Aujourd’hui, les évolutions technologiques en matière de propulsion (électrique notamment) ont permis d’augmenter le rendement des systèmes propulsifs, rendant la mobilité et les manœuvres possibles. On voit désormais certains satellites évoluer le long de l’orbite géostationnaire ou changer de plan en orbite basse.

De même, les services, notamment l’inspection, la maintenance et le ravitaillement des plateformes, ont dépassé le stade des projets et permettent de s’affranchir aujourd’hui de la rigidité du milieu. Les concepts de remorqueur ou de ravitailleur de satellite illustrent cet essor.

Le "New Space" constitue enfin une révolution s’exprimant pour l’instant principalement dans le milieu civil et commercial, qui investit des sommes conséquentes dans la recherche et le développement, mais dont les applications militaires sont déjà perceptibles, si ce n’est visible.

Par exemple, le Département de la Défense américain, qui recourt déjà aux lanceurs de SpaceX, étudie avec cette société l’usage que les armées pourraient faire de la constellation Starlink.

Le paysage spatial a également évolué du fait de nouveaux entrants, avec des ambitions fortes.

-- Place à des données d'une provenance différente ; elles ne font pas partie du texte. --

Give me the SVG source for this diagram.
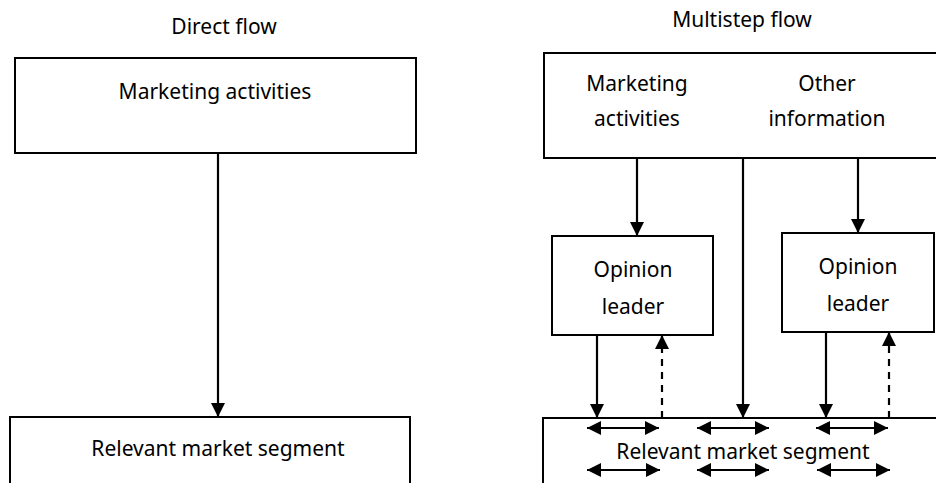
<svg xmlns="http://www.w3.org/2000/svg" width="936" height="483" viewBox="0 0 936 483">
<style>
.box{fill:#fff;stroke:#000;stroke-width:2}
.t{font-family:"Noto Sans","DejaVu Sans",sans-serif;font-size:21px;fill:#000;text-anchor:middle}
.c{stroke:#000;stroke-width:2.2;fill:none}
.d{stroke-dasharray:7,6}
</style>
<defs>
<marker id="ah" viewBox="0 0 14 14" refX="14" refY="7" markerWidth="14" markerHeight="14" markerUnits="userSpaceOnUse" orient="auto-start-reverse">
<path d="M0,0 L14,7 L0,14 Z" fill="#000"/>
</marker>
</defs>
<rect width="936" height="483" fill="#fff"/>
<text class="t" x="224" y="34">Direct flow</text>
<text class="t" x="742" y="27">Multistep flow</text>
<g id="direct-marketing">
<rect class="box" x="15" y="58" width="401" height="95"/>
<text class="t" x="215" y="99">Marketing activities</text>
</g>
<g id="direct-segment">
<rect class="box" x="10" y="417" width="400" height="70"/>
<text class="t" x="218" y="456">Relevant market segment</text>
</g>
<g id="multi-top">
<rect class="box" x="544" y="53" width="400" height="105"/>
<text class="t" x="637" y="91">Marketing</text>
<text class="t" x="637" y="126">activities</text>
<text class="t" x="827" y="91">Other</text>
<text class="t" x="827" y="126">information</text>
</g>
<g id="leader-left">
<rect class="box" x="552" y="236" width="161" height="99"/>
<text class="t" x="633" y="277">Opinion</text>
<text class="t" x="633" y="314">leader</text>
</g>
<g id="leader-right">
<rect class="box" x="782" y="233" width="152" height="99"/>
<text class="t" x="858" y="274">Opinion</text>
<text class="t" x="858" y="311">leader</text>
</g>
<g id="multi-segment">
<rect class="box" x="543" y="418" width="400" height="70"/>
<text class="t" x="743" y="459">Relevant market segment</text>
</g>
<g id="connectors">
<line class="c" x1="218" y1="153" x2="218" y2="417" marker-end="url(#ah)"/>
<line class="c" x1="637" y1="158" x2="637" y2="236" marker-end="url(#ah)"/>
<line class="c" x1="743" y1="158" x2="743" y2="418" marker-end="url(#ah)"/>
<line class="c" x1="858" y1="158" x2="858" y2="233" marker-end="url(#ah)"/>
<line class="c" x1="597" y1="335" x2="597" y2="418" marker-end="url(#ah)"/>
<line class="c d" x1="662" y1="418" x2="662" y2="335" marker-end="url(#ah)"/>
<line class="c" x1="826" y1="332" x2="826" y2="418" marker-end="url(#ah)"/>
<line class="c d" x1="889" y1="418" x2="889" y2="332" marker-end="url(#ah)"/>
<line class="c" x1="587" y1="428" x2="659" y2="428" marker-start="url(#ah)" marker-end="url(#ah)"/>
<line class="c" x1="697" y1="428" x2="769" y2="428" marker-start="url(#ah)" marker-end="url(#ah)"/>
<line class="c" x1="816" y1="428" x2="888" y2="428" marker-start="url(#ah)" marker-end="url(#ah)"/>
<line class="c" x1="587" y1="470" x2="660" y2="470" marker-start="url(#ah)" marker-end="url(#ah)"/>
<line class="c" x1="697" y1="470" x2="769" y2="470" marker-start="url(#ah)" marker-end="url(#ah)"/>
<line class="c" x1="817" y1="470" x2="890" y2="470" marker-start="url(#ah)" marker-end="url(#ah)"/>
</g>
</svg>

Si en 2003, Hervé Coutau-Bégarie ne notait que deux puissances spatiales totales, les États-Unis et la Russie, il s’y ajoute aujourd’hui clairement la Chine et même l’Inde. En outre, il ne considérait qu’un petit nombre de puissances spatiales partielles, de surcroit appelé à croître lentement. Or, en 10 ans, le nombre de pays mettant en œuvre au moins un satellite est passé de 30 à plus de 70, tandis que le nombre de satellites en orbite a plus que doublé pour se situer autour de 4000, dont 1700 actifs. Avec le développement des constellations, une multiplication par dix ou vingt du nombre de satellites est attendue dans les prochaines années

Pour toutes ces raisons, on assiste aujourd’hui de manière croissante à des manœuvres de grande ampleur : augmentation des lancements, expérimentation de nouvelles technologies potentiellement agressives, déploiement et mouvements de satellites parfois suspects, constitution d’unités dédiées à la guerre spatiale, organisation et structuration des opérations spatiales dans les différentes puissances spatiales.

L’espace est ainsi en cours de transformation radicale vers un milieu d’emploi à part entière, courant et permanent et non plus uniquement dédié à une fonction d'appui aux opérations, avec un risque accru de collision en orbite ou de génération de débris qu’il convient aussi de préciser.

En effet, les grandes puissances se confrontent, mais ne se concertent pas vraiment et certaines pourraient même ne pas se montrer responsables en cas d’attaque spatiale.

En conclusion, si les mesures de découragement et de défense active venaient à échouer, les conséquences n’en seraient certainement pas un jeu avec un résultat négatif ou même nul pour l’adversaire, en particulier si sa dépendance à ce milieu est moindre.